**PROBLEM TO WORK ON:** Determine which lines of the records include the word "Give", and copy them.

Records with drawing code
──────────────────────────────

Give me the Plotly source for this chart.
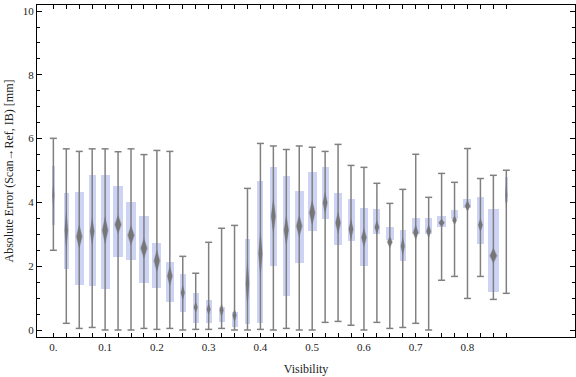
import plotly.graph_objects as go

# ---- data ----
visibility = [0.0, 0.025, 0.05, 0.075, 0.1, 0.125, 0.15, 0.175, 0.2, 0.225,
              0.25, 0.275, 0.3, 0.325, 0.35, 0.375, 0.4, 0.425, 0.45, 0.475,
              0.5, 0.525, 0.55, 0.575, 0.6, 0.625, 0.65, 0.675, 0.7, 0.725,
              0.75, 0.775, 0.8, 0.825, 0.85, 0.875]
err_max = [6.01, 5.68, 5.60, 5.68, 5.68, 5.59, 5.68, 5.50, 5.63, 5.60,
           2.31, 1.78, 2.75, 3.19, 3.28, 4.44, 5.85, 5.77, 5.66, 5.77,
           5.73, 5.60, 5.82, 5.16, 5.10, 4.60, 3.97, 4.41, 5.51, 4.16,
           4.91, 4.63, 5.69, 4.75, 4.85, 5.01]
err_min = [2.50, 0.21, 0.05, 0.08, 0.0, 0.0, 0.0, 0.05, 0.02, 0.05,
           0.0, 0.02, 0.02, 0.05, 0.0, 0.0, 0.02, 0.0, 0.05, 0.0,
           0.0, 0.24, 0.27, 0.15, 0.0, 0.24, 0.05, 0.08, 0.21, 0.0,
           1.56, 1.68, 0.99, 1.68, 0.96, 1.15]
err_q3 = [5.15, 4.29, 4.33, 4.86, 4.86, 4.51, 4.01, 3.59, 2.73, 2.13,
          1.76, 1.16, 0.94, 0.72, 0.56, 2.85, 4.67, 5.11, 4.83, 4.36,
          4.95, 5.11, 4.29, 4.11, 3.82, 3.79, 3.23, 3.13, 3.51, 3.51,
          3.57, 3.76, 4.11, 4.16, 3.79, 4.79]
err_q1 = [3.29, 1.92, 1.41, 1.39, 1.29, 2.29, 2.20, 1.47, 1.33, 0.89,
          0.57, 0.23, 0.23, 0.26, 0.10, 0.20, 0.23, 2.02, 1.08, 2.10,
          3.11, 3.49, 2.66, 2.79, 2.02, 3.02, 2.82, 2.16, 3.01, 3.01,
          3.23, 3.47, 3.82, 2.71, 1.20, 4.02]
err_mean = [4.23, 3.13, 2.93, 3.10, 3.13, 3.31, 2.97, 2.56, 2.17, 1.69,
            1.17, 0.71, 0.65, 0.62, 0.46, 1.46, 2.40, 3.57, 3.13, 3.26,
            3.68, 3.99, 3.36, 3.16, 2.90, 3.22, 2.76, 2.63, 3.06, 3.10,
            3.36, 3.44, 3.89, 3.29, 2.33, 4.23]
mean_ci = [0.47, 0.63, 0.37, 0.43, 0.42, 0.29, 0.30, 0.31, 0.34, 0.31,
           0.24, 0.17, 0.18, 0.21, 0.20, 0.73, 0.73, 0.55, 0.47, 0.34,
           0.39, 0.34, 0.34, 0.32, 0.29, 0.21, 0.18, 0.29, 0.23, 0.21,
           0.12, 0.14, 0.17, 0.21, 0.23, 0.47]
box_weight = [3, 5, 9, 6.7, 9, 10, 10, 10, 9, 8,
              6, 6, 6, 6, 6, 5.3, 6, 7, 7.3, 9,
              9, 7, 8, 7, 8, 7, 8, 6, 8, 7,
              9, 7, 8, 7, 11, 3]
x_tickvals = [0.0, 0.1, 0.2, 0.3, 0.4, 0.5, 0.6, 0.7, 0.8]
x_ticktext = ["0.", "0.1", "0.2", "0.3", "0.4", "0.5", "0.6", "0.7", "0.8"]
y_tickvals = [0, 2, 4, 6, 8, 10]

PX_PER_X = 517.7
box_w = [w / PX_PER_X for w in box_weight]

GRAY = "#808080"
BOXC = "#CDD3F5"
FONT = "Liberation Serif, Times New Roman, serif"

fig = go.Figure()

# whiskers
wx, wy = [], []
for x, lo, hi in zip(visibility, err_min, err_max):
    wx += [x, x, None]
    wy += [lo, hi, None]
fig.add_trace(go.Scatter(x=wx, y=wy, mode="lines",
                         line=dict(color=GRAY, width=1.5),
                         hoverinfo="skip", showlegend=False))
fig.add_trace(go.Scatter(x=visibility + visibility, y=err_min + err_max,
                         mode="markers",
                         marker=dict(symbol="line-ew", size=5,
                                     line=dict(color=GRAY, width=1.5)),
                         hoverinfo="skip", showlegend=False))

# boxes
fig.add_trace(go.Bar(x=visibility,
                     y=[h - l for h, l in zip(err_q3, err_q1)],
                     base=err_q1, width=box_w,
                     marker=dict(color=BOXC, line=dict(width=0)),
                     hoverinfo="skip", showlegend=False))

# mean diamonds (soft halo + core)
def diamonds(scale_w, scale_h):
    dx, dy = [], []
    for x, m, c, w in zip(visibility, err_mean, mean_ci, box_w):
        hw = 0.3 * w * scale_w
        hh = c * scale_h
        dx += [x - hw, x, x + hw, x, x - hw, None]
        dy += [m, m + hh, m, m - hh, m, None]
    return dx, dy

hx, hy = diamonds(1.35, 1.12)
fig.add_trace(go.Scatter(x=hx, y=hy, mode="lines", fill="toself",
                         fillcolor="rgba(120,120,120,0.35)",
                         line=dict(width=0), hoverinfo="skip",
                         showlegend=False))
cx, cy = diamonds(1.0, 1.0)
fig.add_trace(go.Scatter(x=cx, y=cy, mode="lines", fill="toself",
                         fillcolor="#767676",
                         line=dict(width=0), hoverinfo="skip",
                         showlegend=False))

fig.update_layout(
    width=576, height=377,
    margin=dict(l=37, r=1, t=5, b=40),
    paper_bgcolor="white", plot_bgcolor="white",
    font=dict(family=FONT, size=11, color="#222"),
    bargap=0,
    xaxis=dict(
        range=[-0.0316, 1.0077], automargin=False,
        tickmode="array", tickvals=x_tickvals, ticktext=x_ticktext,
        ticks="inside", ticklen=4, tickwidth=1, tickcolor="black",
        minor=dict(tickmode="array", tickvals=visibility, ticks="inside",
                   ticklen=4, tickwidth=1, tickcolor="black"),
        showline=True, linecolor="black", linewidth=1, mirror="ticks",
        showgrid=False, zeroline=False,
        tickfont=dict(family=FONT, size=11, color="#222"),
        title=dict(text="Visibility", font=dict(family=FONT, size=12, color="#222"),
                   standoff=12),
    ),
    yaxis=dict(
        range=[-0.219, 10.19], automargin=False,
        tickmode="array", tickvals=y_tickvals,
        ticks="inside", ticklen=5, tickwidth=1, tickcolor="black",
        minor=dict(dtick=0.5, tick0=0, ticks="inside", ticklen=3,
                   tickwidth=1, tickcolor="black"),
        showline=True, linecolor="black", linewidth=1, mirror="ticks",
        showgrid=False, zeroline=False,
        tickfont=dict(family=FONT, size=11, color="#222"),
        title=dict(text="Absolute Error (Scan→Ref, IB) [mm]",
                   font=dict(family=FONT, size=12, color="#222"), standoff=6),
    ),
)

fig.write_html("out.html",
               config={"displayModeBar": False},
               post_script="document.body.style.margin='0px';"
                           "document.body.style.overflow='hidden';")
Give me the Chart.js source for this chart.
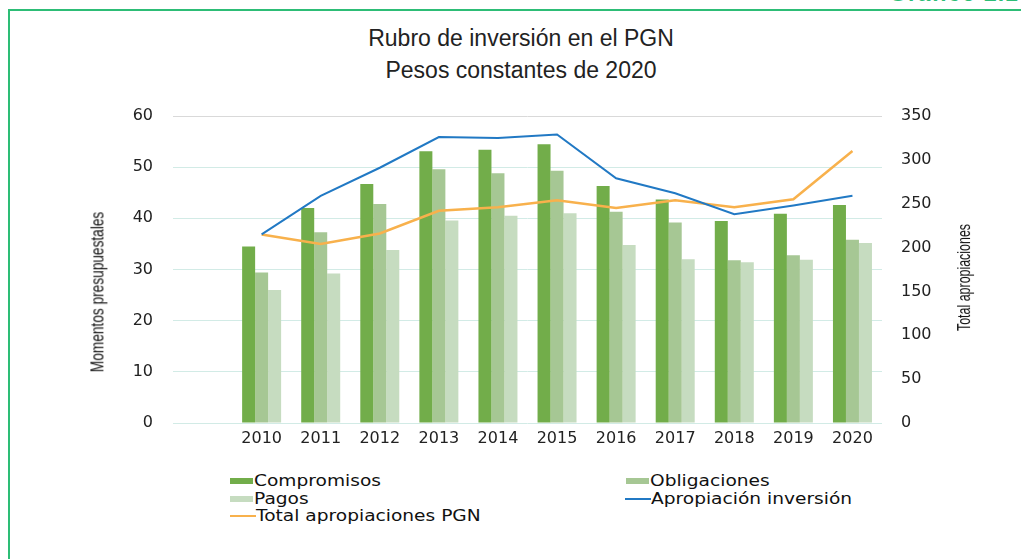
<!DOCTYPE html>
<html>
<head>
<meta charset="utf-8">
<script src="https://cdn.jsdelivr.net/npm/chart.js@4.4.1/dist/chart.umd.min.js"></script>
<style>
    html, body { margin: 0; padding: 0; background: #fff; }
    body { width: 1021px; height: 559px; position: relative; overflow: hidden; font-family: 'Liberation Sans', Arial, sans-serif; }
    .frame-top { position: absolute; left: 8px; top: 9px; width: 1013px; height: 2px; background: #2dbd76; }
    .frame-left { position: absolute; left: 8px; top: 9px; width: 2px; height: 550px; background: #2dbd76; }
    .corner-label { position: absolute; left: 889px; top: -20px; color: #2dbd76; font: bold 23px 'Liberation Sans', Arial, sans-serif; letter-spacing: 1px; white-space: nowrap; }
    .title { position: absolute; left: 0; width: 1042px; top: 22px; text-align: center; color: #222; font-size: 23px; line-height: 32px; }
    .chart-box { position: absolute; left: 0; top: 0; width: 1021px; height: 460px; }
    .axis-title { position: absolute; color: #111; white-space: nowrap; transform-origin: center center; }
    .legend { position: absolute; left: 0; top: 0; font-family: 'DejaVu Sans', sans-serif; font-size: 15px; color: #111; }
    .legend-item { position: absolute; white-space: nowrap; display: flex; align-items: center; height: 18px; }
    .sw { display: inline-block; }
    .lt { display: inline-block; transform: scaleX(1.24); transform-origin: left center; }
</style>
</head>
<body>
<div class="frame-top"></div>
<div class="frame-left"></div>
<div class="corner-label">Gráfico 2.1</div>
<div class="title">Rubro de inversión en el PGN<br>Pesos constantes de 2020</div>
<div class="chart-box"><canvas id="chart"></canvas></div>
<div class="axis-title" id="leftTitle" style="font-size:19px">Momentos presupuestales</div>
<div class="axis-title" id="rightTitle" style="font-size:18px">Total apropiaciones</div>
<div class="legend" id="legend"></div>
<script>
// leading empty category leaves the gap before 2010
const years = ['', '2010', '2011', '2012', '2013', '2014', '2015', '2016', '2017', '2018', '2019', '2020'];
const compromisos = [34.5, 42.0, 46.7, 53.1, 53.4, 54.5, 46.3, 43.7, 39.5, 40.9, 42.6];
const obligaciones = [29.4, 37.3, 42.8, 49.6, 48.8, 49.3, 41.3, 39.2, 31.8, 32.8, 35.8];
const pagos = [26.0, 29.2, 33.8, 39.6, 40.5, 41.0, 34.8, 32.0, 31.4, 31.9, 35.2];
const apropiacionInversion = [215, 259, 291, 326, 325, 329, 279, 262, 238, 248, 259];
const totalApropiacionesPGN = [215, 204, 216, 242, 246, 254, 245, 254, 246, 255, 310];
const leftTicks = [0, 10, 20, 30, 40, 50, 60];
const rightTicks = [0, 50, 100, 150, 200, 250, 300, 350];

const colors = {
    compromisos: '#72ad4a',
    obligaciones: '#a6c794',
    pagos: '#c6dcc0',
    inversion: '#2179c4',
    total: '#f8b14c'
};

const pad = arr => [null, ...arr];

const ctx = document.getElementById('chart').getContext('2d');
const tickFont = { family: "'DejaVu Sans', sans-serif", size: 16 };

new Chart(ctx, {
    data: {
        labels: years,
        datasets: [
            { type: 'line', label: 'Apropiación inversión', data: pad(apropiacionInversion), yAxisID: 'y1',
              borderColor: colors.inversion, borderWidth: 2, pointRadius: 0, tension: 0, order: 0 },
            { type: 'line', label: 'Total apropiaciones PGN', data: pad(totalApropiacionesPGN), yAxisID: 'y1',
              borderColor: colors.total, borderWidth: 2.5, pointRadius: 0, tension: 0, order: 0 },
            { type: 'bar', label: 'Compromisos', data: pad(compromisos), backgroundColor: colors.compromisos, yAxisID: 'y', order: 1 },
            { type: 'bar', label: 'Obligaciones', data: pad(obligaciones), backgroundColor: colors.obligaciones, yAxisID: 'y', order: 1 },
            { type: 'bar', label: 'Pagos', data: pad(pagos), backgroundColor: colors.pagos, yAxisID: 'y', order: 1 }
        ]
    },
    options: {
        responsive: true,
        maintainAspectRatio: false,
        animation: false,
        layout: { padding: { top: 116, left: 0, right: 0, bottom: 0 } },
        datasets: { bar: { barPercentage: 1, categoryPercentage: 0.66 } },
        plugins: { legend: { display: false }, tooltip: { enabled: false }, title: { display: false } },
        scales: {
            x: {
                grid: { display: false, drawTicks: false },
                border: { display: false },
                ticks: { color: '#222', font: tickFont, padding: 6, maxRotation: 0, autoSkip: false },
                afterFit: scale => { scale.height = 37; }
            },
            y: {
                position: 'left',
                min: 0, max: 60,
                afterBuildTicks: scale => { scale.ticks = leftTicks.map(v => ({ value: v })); },
                grid: { color: c => c.tick && c.tick.value === 60 ? '#d9d9d9' : '#d2ebe6', drawTicks: false, lineWidth: 1 },
                border: { display: false },
                ticks: { color: '#222', font: tickFont, padding: 20 },
                afterFit: scale => { scale.width = 173; }
            },
            y1: {
                position: 'right',
                min: 0, max: 350,
                afterBuildTicks: scale => { scale.ticks = rightTicks.map(v => ({ value: v })); },
                grid: { display: false, drawTicks: false },
                border: { display: false },
                ticks: { color: '#222', font: tickFont, padding: 19 },
                afterFit: scale => { scale.width = 139; }
            }
        }
    }
});

// rotated axis titles, both read bottom-to-top like the original
function placeTitle(id, cx, cy, sx) {
    const el = document.getElementById(id);
    const w = el.offsetWidth, h = el.offsetHeight;
    el.style.left = (cx - w / 2) + 'px';
    el.style.top = (cy - h / 2) + 'px';
    el.style.transform = `rotate(-90deg) scaleX(${sx})`;
}
placeTitle('leftTitle', 97, 292, 0.72);
placeTitle('rightTitle', 964, 277, 0.69);

const legendItems = [
    { text: 'Compromisos', color: colors.compromisos, kind: 'box', x: 230, y: 481 },
    { text: 'Obligaciones', color: colors.obligaciones, kind: 'box', x: 626, y: 481 },
    { text: 'Pagos', color: colors.pagos, kind: 'box', x: 230, y: 498.5 },
    { text: 'Apropiación inversión', color: colors.inversion, kind: 'line', x: 625, y: 498.5 },
    { text: 'Total apropiaciones PGN', color: colors.total, kind: 'line', x: 230, y: 516 }
];
const legend = document.getElementById('legend');
legendItems.forEach(item => {
    const div = document.createElement('div');
    div.className = 'legend-item';
    div.style.left = item.x + 'px';
    div.style.top = (item.y - 9) + 'px';
    const sw = document.createElement('span');
    sw.className = 'sw';
    sw.style.background = item.color;
    sw.style.width = item.kind === 'box' ? '23px' : '26px';
    sw.style.height = item.kind === 'box' ? '6px' : '2px';
    sw.style.marginRight = item.kind === 'box' ? '1px' : '0px';
    const txt = document.createElement('span');
    txt.className = 'lt';
    txt.textContent = item.text;
    div.appendChild(sw);
    div.appendChild(txt);
    legend.appendChild(div);
});
</script>
</body>
</html>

──────────────────────────────

**WRITTEN SOLUTION:**
Give me the Plotly source for this chart.
Give me the Chart.js source for this chart.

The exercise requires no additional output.